* _Set problem_: Skip the pictures. Reproduce all other material exactly.
◇ ◇ ◇
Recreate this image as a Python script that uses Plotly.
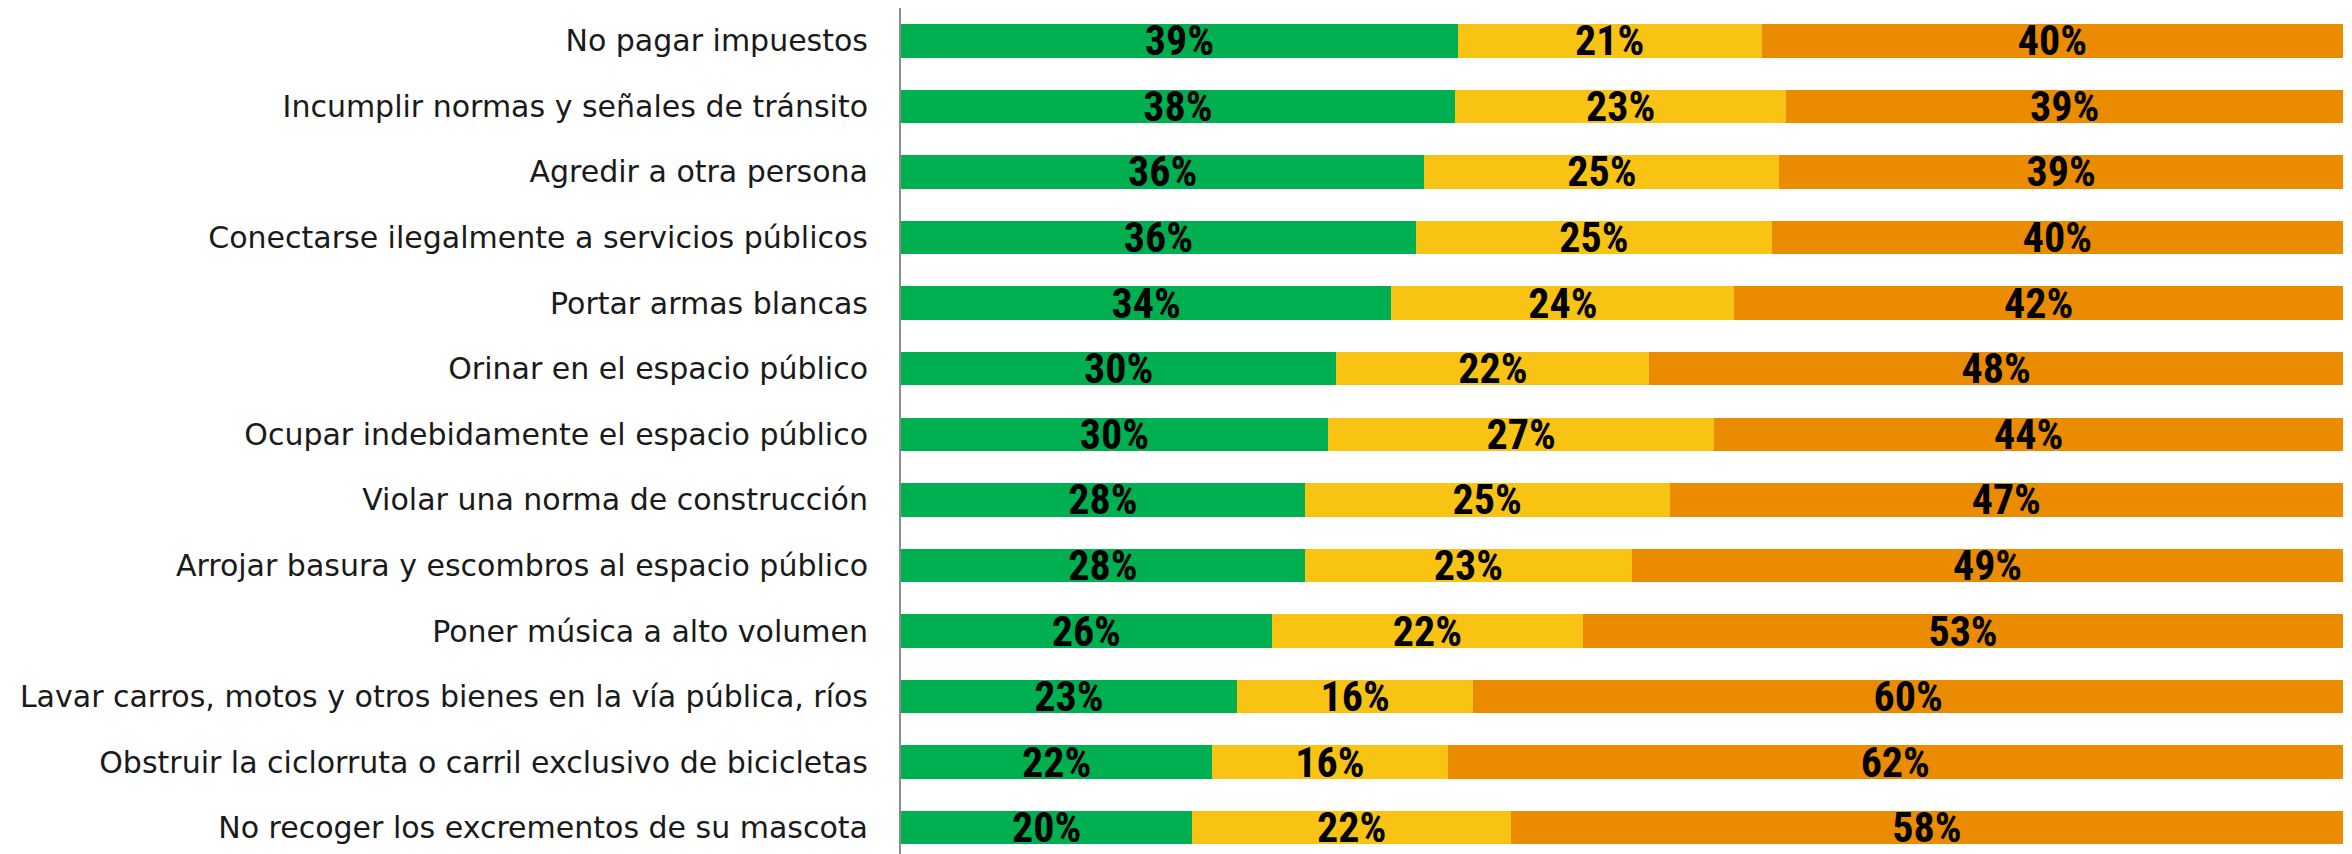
import plotly.graph_objects as go

categories = [
    "No pagar impuestos",
    "Incumplir normas y señales de tránsito",
    "Agredir a otra persona",
    "Conectarse ilegalmente a servicios públicos",
    "Portar armas blancas",
    "Orinar en el espacio público",
    "Ocupar indebidamente el espacio público",
    "Violar una norma de construcción",
    "Arrojar basura y escombros al espacio público",
    "Poner música a alto volumen",
    "Lavar carros, motos y otros bienes en la vía pública, ríos",
    "Obstruir la ciclorruta o carril exclusivo de bicicletas",
    "No recoger los excrementos de su mascota",
]

green_vals = [38.6, 38.4, 36.3, 35.7, 34.0, 30.2, 29.6, 28.0, 28.0, 25.7, 23.3, 21.6, 20.2]
yellow_vals = [21.1, 23.0, 24.6, 24.7, 23.8, 21.7, 26.8, 25.3, 22.7, 21.6, 16.4, 16.3, 22.1]
orange_vals = [40.3, 38.6, 39.1, 39.6, 42.2, 48.1, 43.6, 46.7, 49.3, 52.7, 60.3, 62.1, 57.7]

series = [
    ("Verde", green_vals, "#00B050"),
    ("Amarillo", yellow_vals, "#F9C313"),
    ("Naranja", orange_vals, "#EB8B00"),
]

fig = go.Figure()
for name, vals, color in series:
    fig.add_trace(
        go.Bar(
            y=categories,
            x=vals,
            name=name,
            orientation="h",
            marker=dict(color=color, line=dict(width=0)),
            texttemplate="%{x:.0f}%",
            textposition="inside",
            insidetextanchor="middle",
            constraintext="none",
            textfont=dict(
                family="Liberation Sans Narrow, Roboto Condensed, Arial Narrow, sans-serif",
                size=42,
                color="black",
                weight="bold",
            ),
            hoverinfo="skip",
        )
    )

# the page body adds an 8px margin, so the figure is sized to fit inside it
fig.update_layout(
    barmode="stack",
    bargap=0.49,
    width=2344,
    height=846,
    margin=dict(l=893, r=9, t=0, b=0),
    paper_bgcolor="white",
    plot_bgcolor="white",
    showlegend=False,
    font=dict(family="DejaVu Sans, sans-serif", color="#1a1a1a"),
)

fig.update_xaxes(
    range=[0, 100],
    visible=False,
    fixedrange=True,
)

fig.update_yaxes(
    type="category",
    categoryorder="array",
    categoryarray=categories,
    range=[12.4, -0.5],
    showline=True,
    linecolor="#8c8c8c",
    linewidth=2,
    ticks="",
    showgrid=False,
    ticklabelstandoff=25,
    tickfont=dict(family="DejaVu Sans, sans-serif", size=30, color="#1a1a1a"),
)

fig.write_html("out.html")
◇ ◇ ◇
* _Exercise response_:
Recreate this image as a Python script that uses Plotly.
import plotly.graph_objects as go

categories = [
    "No pagar impuestos",
    "Incumplir normas y señales de tránsito",
    "Agredir a otra persona",
    "Conectarse ilegalmente a servicios públicos",
    "Portar armas blancas",
    "Orinar en el espacio público",
    "Ocupar indebidamente el espacio público",
    "Violar una norma de construcción",
    "Arrojar basura y escombros al espacio público",
    "Poner música a alto volumen",
    "Lavar carros, motos y otros bienes en la vía pública, ríos",
    "Obstruir la ciclorruta o carril exclusivo de bicicletas",
    "No recoger los excrementos de su mascota",
]

green_vals = [38.6, 38.4, 36.3, 35.7, 34.0, 30.2, 29.6, 28.0, 28.0, 25.7, 23.3, 21.6, 20.2]
yellow_vals = [21.1, 23.0, 24.6, 24.7, 23.8, 21.7, 26.8, 25.3, 22.7, 21.6, 16.4, 16.3, 22.1]
orange_vals = [40.3, 38.6, 39.1, 39.6, 42.2, 48.1, 43.6, 46.7, 49.3, 52.7, 60.3, 62.1, 57.7]

series = [
    ("Verde", green_vals, "#00B050"),
    ("Amarillo", yellow_vals, "#F9C313"),
    ("Naranja", orange_vals, "#EB8B00"),
]

fig = go.Figure()
for name, vals, color in series:
    fig.add_trace(
        go.Bar(
            y=categories,
            x=vals,
            name=name,
            orientation="h",
            marker=dict(color=color, line=dict(width=0)),
            texttemplate="%{x:.0f}%",
            textposition="inside",
            insidetextanchor="middle",
            constraintext="none",
            textfont=dict(
                family="Liberation Sans Narrow, Roboto Condensed, Arial Narrow, sans-serif",
                size=42,
                color="black",
                weight="bold",
            ),
            hoverinfo="skip",
        )
    )

# the page body adds an 8px margin, so the figure is sized to fit inside it
fig.update_layout(
    barmode="stack",
    bargap=0.49,
    width=2344,
    height=846,
    margin=dict(l=893, r=9, t=0, b=0),
    paper_bgcolor="white",
    plot_bgcolor="white",
    showlegend=False,
    font=dict(family="DejaVu Sans, sans-serif", color="#1a1a1a"),
)

fig.update_xaxes(
    range=[0, 100],
    visible=False,
    fixedrange=True,
)

fig.update_yaxes(
    type="category",
    categoryorder="array",
    categoryarray=categories,
    range=[12.4, -0.5],
    showline=True,
    linecolor="#8c8c8c",
    linewidth=2,
    ticks="",
    showgrid=False,
    ticklabelstandoff=25,
    tickfont=dict(family="DejaVu Sans, sans-serif", size=30, color="#1a1a1a"),
)

fig.write_html("out.html")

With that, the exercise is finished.